Dans les laboratoires de procréation médicalement assistée, une révolution silencieuse est en marche. Derrière les parois vitrées des incubateurs et les microscopes des embryologistes, des algorithmes apprennent à voir ce que l’œil humain ne perçoit pas. Pour la première fois, des bébés sont nés grâce à des procédures de fécondation in vitro où l’intelligence artificielle a joué un rôle déterminant, marquant un tournant historique pour une technique longtemps jugée lourde, coûteuse et incertaine.

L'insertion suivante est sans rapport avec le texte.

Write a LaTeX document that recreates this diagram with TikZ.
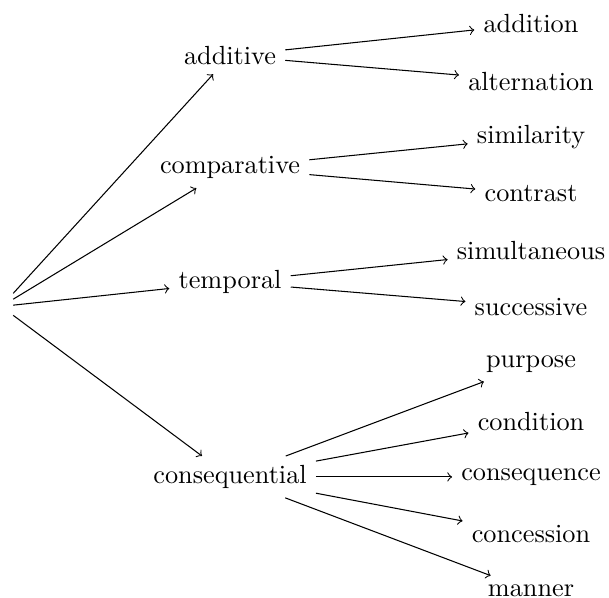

La FIV reste, pour de nombreux couples, un parcours éprouvant. Des semaines de traitements hormonaux, une surveillance médicale intense, une ponction ovarienne sous anesthésie, puis l’attente. Malgré tout, les chances de succès demeurent limitées : environ une implantation réussie sur deux, souvent après plusieurs tentatives. En quarante ans, la méthode a permis la naissance de près de dix millions d’enfants dans le monde, mais son efficacité plafonne, laissant nombre de patients face à l’échec et à la frustration.
C’est précisément dans ces zones d’incertitude que l’IA s’impose. Aux États-Unis, une équipe de l’université Columbia a récemment obtenu une grossesse après quinze tentatives infructueuses, grâce à un système expérimental baptisé STAR. Sa mission : identifier, au sein d’échantillons considérés comme quasiment stériles, des spermatozoïdes viables. Là où des techniciens chevronnés pouvaient chercher pendant des heures, voire des jours, sans résultat, l’algorithme analyse des millions d’images en un temps record. En quelques millisecondes, il distingue des cellules vivantes, mobiles et intactes, puis un robot les isole sans les endommager. Pour les spécialistes, cette capacité à dépasser les limites humaines ouvre de nouvelles perspectives, notamment dans les cas sévères d’infertilité masculine.
L’apport de l’IA ne s’arrête pas à la sélection du sperme. Une fois l’embryon formé, son évaluation demeure l’une des étapes les plus délicates de la FIV. Depuis des décennies, elle repose sur des critères visuels et une part de subjectivité. Or, des systèmes d’apprentissage automatique entraînés sur des centaines de milliers d’images embryonnaires sont désormais capables de classer leur qualité avec une précision comparable à celle des embryologistes. Des études récentes suggèrent même que l’IA pourrait prédire certaines anomalies chromosomiques à partir de simples images, sans recourir à des biopsies invasives, réduisant ainsi les risques pour l’embryon.
Au Mexique, une start-up spécialisée pousse encore plus loin l’automatisation. À l’aide d’un bras robotique guidé par l’IA, plus de deux cents micro-étapes de la FIV sont standardisées : manipulation des ovocytes, sélection du sperme optimal, fécondation et surveillance continue du développement embryonnaire. Les résultats revendiqués sont spectaculaires : plusieurs naissances ont déjà été enregistrées, dont la première en 2024, présentée comme une preuve tangible du potentiel de ces technologies.
Mais cet enthousiasme s’accompagne de mises en garde. Le cadre réglementaire, notamment aux États-Unis, reste lacunaire. En dehors de certains dispositifs médicaux soumis à l’approbation des autorités sanitaires, la majorité des innovations en FIV, y compris celles intégrant l’IA, évoluent dans un espace peu contrôlé. Des questions éthiques émergent : sécurité des données, biais algorithmiques, transparence des décisions prises par des modèles souvent perçus comme des « boîtes noires ».
Plusieurs chercheurs soulignent le risque de confusions ou de décisions erronées si les systèmes sont mal entraînés. Un algorithme pourrait, par exemple, associer la qualité d’un embryon à des facteurs secondaires – la luminosité d’une image, le type d’incubateur – sans lien réel avec sa viabilité. D’autres alertent sur la tentation de vendre des promesses de résultats garantis, alors que l’IA ne fournit, à ce stade, que des probabilités.
Dans ce contexte, un consensus se dessine parmi les experts : l’intelligence artificielle ne doit pas remplacer le jugement médical, mais l’éclairer. Utilisée avec prudence, transparence et supervision clinique, elle pourrait améliorer l’efficacité de la FIV, réduire les coûts et rendre la procédure plus accessible. Pour les couples confrontés à l’infertilité, l’IA n’est pas une solution miracle, mais elle incarne désormais un espoir concret : celui d’un avenir où la technologie et la médecine conjuguent leurs forces pour donner la vie, sans jamais se substituer à la responsabilité humaine.